Seems like G = repmat([1 2 3], 3, 1) is the best solution. As far as I can see, none of these methods assign new values directly to the original array without first creating a whole new array of the same size for the right-hand-side (so there is no point in doing G[:,:] = ...). I ran some speed tests with a large G array and the repmat method is the fastest, followed by kron(repelem(n,10,1),1:10). Thanks!
Ah perhaps the implicit expansion:
zeros(3, 1) + (1:3)
Interesting result I just discovered:
G = zeros(500000,10)
is about twice as fast as
G(:) = 0
(for the same size G).

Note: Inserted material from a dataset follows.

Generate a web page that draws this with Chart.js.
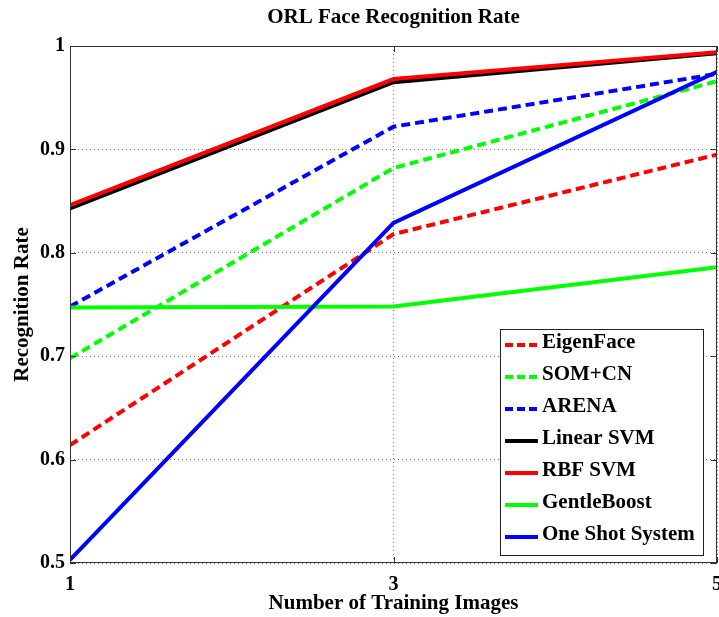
<!DOCTYPE html>
<html>
<head>
<meta charset="utf-8">
<script src="https://cdn.jsdelivr.net/npm/chart.js@4"></script>
<style>
  body { margin: 0; background: #fff; }
  canvas { display: block; }
</style>
</head>
<body>
<canvas id="c" width="719" height="617"></canvas>
<script>
// values
const trainImages = [1, 3, 5];
const xTicks = [1, 3, 5];
const yTicks = [0.5, 0.6, 0.7, 0.8, 0.9, 1];

const methods = ['EigenFace', 'SOM+CN', 'ARENA', 'Linear SVM', 'RBF SVM', 'GentleBoost', 'One Shot System'];
const eigenFace   = [0.614, 0.818, 0.895];
const somCn       = [0.698, 0.882, 0.966];
const arena       = [0.748, 0.922, 0.973];
const linearSvm   = [0.843, 0.965, 0.993];
const rbfSvm      = [0.846, 0.968, 0.994];
const gentleBoost = [0.747, 0.748, 0.786];
const oneShot     = [0.503, 0.829, 0.975];

const series = [eigenFace, somCn, arena, linearSvm, rbfSvm, gentleBoost, oneShot];
const colors = ['#ff0000', '#00ff00', '#0000ff', '#000000', '#ff0000', '#00ff00', '#0000ff'];
const dashed = [true, true, true, false, false, false, false];

const chartTitle = 'ORL Face Recognition Rate';
const serif = "'Liberation Serif', 'Times New Roman', serif";

const datasets = methods.map((name, i) => ({
  label: name,
  data: series[i].map((v, j) => ({ x: trainImages[j], y: v })),
  borderColor: colors[i],
  backgroundColor: colors[i],
  borderWidth: 4,
  borderDash: dashed[i] ? [9, 5] : [],
  pointRadius: 0,
  tension: 0,
  fill: false,
  order: methods.length - i  // later series drawn on top, like matlab
}));

// title over the axes, frame, inner tick marks and the boxed legend
const matlabBox = {
  id: 'matlabBox',
  afterDraw(chart) {
    const ctx = chart.ctx;
    const a = chart.chartArea;
    const xs = chart.scales.x, ys = chart.scales.y;
    ctx.save();

    ctx.fillStyle = '#000';
    ctx.font = 'bold 21px ' + serif;
    ctx.textAlign = 'center';
    ctx.textBaseline = 'middle';
    ctx.fillText(chartTitle, (a.left + a.right) / 2, 18);

    ctx.strokeStyle = '#333';
    ctx.lineWidth = 1;
    ctx.setLineDash([]);
    ctx.strokeRect(a.left + 0.5, a.top + 0.5, a.right - a.left - 1, a.bottom - a.top - 1);
    ctx.beginPath();
    yTicks.forEach(v => {
      const y = Math.round(ys.getPixelForValue(v)) + 0.5;
      ctx.moveTo(a.left, y); ctx.lineTo(a.left + 6, y);
      ctx.moveTo(a.right - 6, y); ctx.lineTo(a.right, y);
    });
    xTicks.forEach(v => {
      const x = Math.round(xs.getPixelForValue(v)) + 0.5;
      ctx.moveTo(x, a.bottom); ctx.lineTo(x, a.bottom - 6);
      ctx.moveTo(x, a.top); ctx.lineTo(x, a.top + 6);
    });
    ctx.stroke();

    // legend
    const w = 203, h = 226;
    const left = a.right - 14 - w;
    const top = a.bottom - 8 - h;
    ctx.fillStyle = '#fff';
    ctx.fillRect(left, top, w, h);
    ctx.strokeStyle = '#222';
    ctx.strokeRect(left + 0.5, top + 0.5, w, h);
    ctx.font = 'bold 21px ' + serif;
    ctx.textBaseline = 'alphabetic';
    ctx.textAlign = 'left';
    chart.data.datasets.forEach((ds, i) => {
      const y = top + 16 + i * 32;
      ctx.beginPath();
      ctx.strokeStyle = ds.borderColor;
      ctx.lineWidth = 4;
      ctx.setLineDash(ds.borderDash.length ? [8, 4] : []);
      ctx.moveTo(left + 5, y);
      ctx.lineTo(left + 38, y);
      ctx.stroke();
      ctx.fillStyle = '#000';
      ctx.fillText(ds.label, left + 42, y + 3);
    });
    ctx.restore();
  }
};

new Chart(document.getElementById('c'), {
  type: 'line',
  data: { datasets: datasets },
  plugins: [matlabBox],
  options: {
    responsive: false,
    animation: false,
    layout: { padding: { left: 0, right: 2, top: 46, bottom: 0 } },
    plugins: {
      legend: { display: false },
      tooltip: { enabled: false },
      title: { display: false }
    },
    scales: {
      x: {
        type: 'linear',
        min: 1,
        max: 5,
        afterBuildTicks: s => { s.ticks = xTicks.map(v => ({ value: v })); },
        afterFit: s => { s.height = 54; s.paddingLeft = 0; s.paddingRight = 0; },
        grid: { color: 'rgba(0,0,0,0.55)', lineWidth: 1, drawTicks: false },
        border: { display: false, dash: [1, 3] },
        ticks: {
          color: '#000',
          padding: 10,
          maxRotation: 0,
          font: { family: serif, size: 20, weight: 'bold' },
          callback: v => String(v)
        },
        title: {
          display: true,
          text: 'Number of Training Images',
          color: '#000',
          font: { family: serif, size: 21, weight: 'bold' },
          padding: { top: 0, bottom: 1 }
        }
      },
      y: {
        min: 0.5,
        max: 1,
        afterBuildTicks: s => { s.ticks = yTicks.map(v => ({ value: v })); },
        afterFit: s => { s.width = 70; s.paddingTop = 0; s.paddingBottom = 0; },
        grid: { color: 'rgba(0,0,0,0.55)', lineWidth: 1, drawTicks: false },
        border: { display: false, dash: [1, 3] },
        ticks: {
          color: '#000',
          padding: 5,
          font: { family: serif, size: 20, weight: 'bold' },
          callback: v => String(Math.round(v * 10) / 10)
        },
        title: {
          display: true,
          text: 'Recognition Rate',
          color: '#000',
          font: { family: serif, size: 21, weight: 'bold' },
          padding: { top: 10, bottom: 0 }
        }
      }
    }
  }
});
</script>
</body>
</html>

So I guess, assignment of new values is slower in MATLAB than building a new array anyway!
It's surprising* and it means that my idea of avoiding allocating new memory by somehow assigning to the original array probably wouldn't have speeded up the code even if it were possible (* Example: allows a 1.6x speedup in Python).
For any dimension matrix,you can do
X=repmat(fading,20,1)
where fading is a matrix of any size. For me it was fading coefficient matrix
repmat was discussed above. Bill was hoping for something more efficient.